Not to be argumentative, but I am not impressed with the second talking point that you mention. It kind of encapsulates everything that I dislike about Kyle: his actions and decisions poison any good that he does. Yes, he showed compassion toward Jonathan when he was down and out and gave him a job. But he immediately starts hazing him at that job. And I get it, that can be the culture in those situations. But when the show presents someone as altruistic as Superman as the benchmark, having a character like Kyle deliberately disrespect and humiliate a teenage kid at work in an effort to toughen him up does not ingratiate the character.
The same thing goes for his family. Sure, he is trying to remain involved and not be a deadbeat. That’s honorable and good. But it was the guy’s own decisions and selfishness that played a huge part in setting the marriage on the course for failure in the first place. And with their daughter’s history, both Kyle and Lana need to get their acts together and stop being so self absorbed.
Thank you for valuing polite discussion. Yes, fans will inevitably disagree about things, but we can be calm and polite about it, and everybody wins that way.
I think that what's bothering me about the heated reactions to Kyle that I've been reading in this forum is that those reactions seem out of proportion to Kyle's actions. For example, Kyle made the decision to have an affair, and in doing so he hurt his family, and his decision is having lasting consequences, but he seems to have repented and seems to be trying to make what amends he still can by being a good father. He never intended to hurt his family, and that certainly doesn't excuse what he did, but it counts for
something. He's not a villain. I get the impression that some fans feel that Kyle's fault in the breakup of his marriage means that he should not now be in a relationship with Chrissy, but two single adults have every right to find happiness together if that's what they both want.
Regarding Kyle being angry at Jonathan for suspected use of super-powers while fighting fires, I think that Kyle is justified. The leader of a hazardous-situation response team needs to know the full capabilities of each of the team's members, to direct them to where they can most effectively and safely deal with the emergency, and throughout the emergency needs to know at all times where everyone is and what they're doing. Jon's supposed freeze-breath could have injured a person, or may have been better used elsewhere, or Kyle might have sent firefighters into the burning building where they could have been injured trying to rescue a secretly-invulnerable rogue team member who did not need rescuing.
To me, Kyle comes across as a generic drama series character, and so I get the frustration that people feel when screen time is devoted to a Kyle side-story instead of a Superman storyline. When Kyle
is part of a Superman storyline, he seems to be there for when the plot needs the main characters to deal with a nuisance but not a full-scale antagonist.

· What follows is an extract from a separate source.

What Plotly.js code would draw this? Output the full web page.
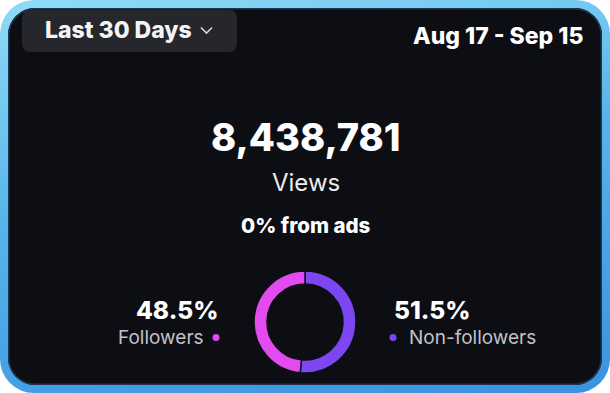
<!DOCTYPE html>
<html>
<head>
<meta charset="utf-8">
<script src="https://cdn.plot.ly/plotly-3.0.1.min.js"></script>
<style>
  html, body { margin: 0; padding: 0; background: #ffffff; width: 610px; height: 393px; overflow: hidden; }
  #card {
    position: absolute; left: 0; top: 0; width: 610px; height: 393px; box-sizing: border-box;
    border-radius: 34px; padding: 8px;
    background: linear-gradient(170deg, #8fdcf6 0%, #56b4ea 45%, #3a92e0 100%);
  }
  #inner {
    width: 100%; height: 100%; border-radius: 27px; background: #0d0e13;
    box-shadow: inset 0 0 0 1.5px #1f3550;
  }
  #chart { position: absolute; left: 0; top: 0; width: 610px; height: 393px; }
</style>
</head>
<body>
<div id="card"><div id="inner"></div></div>
<div id="chart"></div>
<script>
// ---- data ----
var periodLabel = 'Last 30 Days';
var dateRange = 'Aug 17 - Sep 15';
var totalViews = 8438781;
var metricName = 'Views';
var adsShareText = '0% from ads';
var segmentLabels = ['Non-followers', 'Followers'];
var segmentValues = [51.5, 48.5];
var segmentColors = ['#7c47f2', '#e24bf0'];

var fmt = function (n) { return n.toString().replace(/\B(?=(\d{3})+(?!\d))/g, ','); };
var W = 610, H = 393;
var cx = 305, cy = 322, r = 51;

var pie = {
  type: 'pie',
  labels: segmentLabels,
  values: segmentValues,
  sort: false,
  direction: 'clockwise',
  rotation: 0,
  hole: 0.745,
  textinfo: 'none',
  hoverinfo: 'label+percent',
  marker: { colors: segmentColors, line: { color: '#0d0e13', width: 1.5 } },
  domain: { x: [(cx - r) / W, (cx + r) / W], y: [(H - cy - r) / H, (H - cy + r) / H] },
  showlegend: false
};

function ann(text, x, y, size, color, weight, xanchor) {
  return {
    text: text, x: x, y: y, xref: 'x', yref: 'y', showarrow: false,
    xanchor: xanchor || 'center', yanchor: 'middle',
    font: { family: 'Inter, "Open Sans", sans-serif', size: size, color: color, weight: weight || 400 }
  };
}

function roundRect(x0, y0, x1, y1, rr) {
  return 'M' + (x0 + rr) + ',' + y0 + ' L' + (x1 - rr) + ',' + y0 +
    ' Q' + x1 + ',' + y0 + ' ' + x1 + ',' + (y0 + rr) +
    ' L' + x1 + ',' + (y1 - rr) + ' Q' + x1 + ',' + y1 + ' ' + (x1 - rr) + ',' + y1 +
    ' L' + (x0 + rr) + ',' + y1 + ' Q' + x0 + ',' + y1 + ' ' + x0 + ',' + (y1 - rr) +
    ' L' + x0 + ',' + (y0 + rr) + ' Q' + x0 + ',' + y0 + ' ' + (x0 + rr) + ',' + y0 + ' Z';
}

var pct = function (i) {
  var tot = segmentValues.reduce(function (a, b) { return a + b; }, 0);
  return (segmentValues[i] / tot * 100).toFixed(1) + '%';
};

var layout = {
  width: W, height: H,
  margin: { l: 0, r: 0, t: 0, b: 0 },
  paper_bgcolor: 'rgba(0,0,0,0)',
  plot_bgcolor: 'rgba(0,0,0,0)',
  xaxis: { range: [0, W], visible: false, fixedrange: true },
  yaxis: { range: [H, 0], visible: false, fixedrange: true },
  shapes: [
    { type: 'path', xref: 'x', yref: 'y', path: roundRect(22, 10, 237, 52, 9),
      fillcolor: '#26272c', line: { width: 0 }, layer: 'below' },
    { type: 'path', xref: 'x', yref: 'y', path: 'M201,27.5 L206.5,33 L212,27.5',
      line: { color: '#d8d8dc', width: 1.6 } },
    { type: 'circle', xref: 'x', yref: 'y', x0: 212.5, x1: 219.5, y0: 334, y1: 341,
      fillcolor: segmentColors[1], line: { width: 0 } },
    { type: 'circle', xref: 'x', yref: 'y', x0: 389.5, x1: 396.5, y0: 334, y1: 341,
      fillcolor: segmentColors[0], line: { width: 0 } }
  ],
  annotations: [
    ann(periodLabel, 43, 30, 23, '#f4f4f6', 800, 'left'),
    ann(dateRange, 585, 36, 23, '#ffffff', 800, 'right'),
    ann(fmt(totalViews), 306, 137, 38, '#ffffff', 800),
    ann(metricName, 306, 182, 24, '#ececef', 400),
    ann(adsShareText, 306, 225, 20.5, '#ffffff', 800),
    ann(pct(1), 220, 310, 24.5, '#ffffff', 800, 'right'),
    ann(segmentLabels[1], 206, 337, 19, '#c2c2ca', 400, 'right'),
    ann(pct(0), 392, 310, 24.5, '#ffffff', 800, 'left'),
    ann(segmentLabels[0], 407, 337, 19, '#c2c2ca', 400, 'left')
  ]
};

Plotly.newPlot('chart', [pie], layout, { displayModeBar: false, staticPlot: true });
</script>
</body>
</html>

I think that's what's at the core of the — how shall I put this? — the very expressive hatred of Kyle that shows up in this forum, that it's not really about his harmful choices or his abrasive personality, that it's instead about screen time that goes to this side-character instead of to the main characters. I think that it's like in school, where a kid is awkward and unpopular through no terrible fault of his own, and so everyone starts making fun of something easier to point to such as his hair.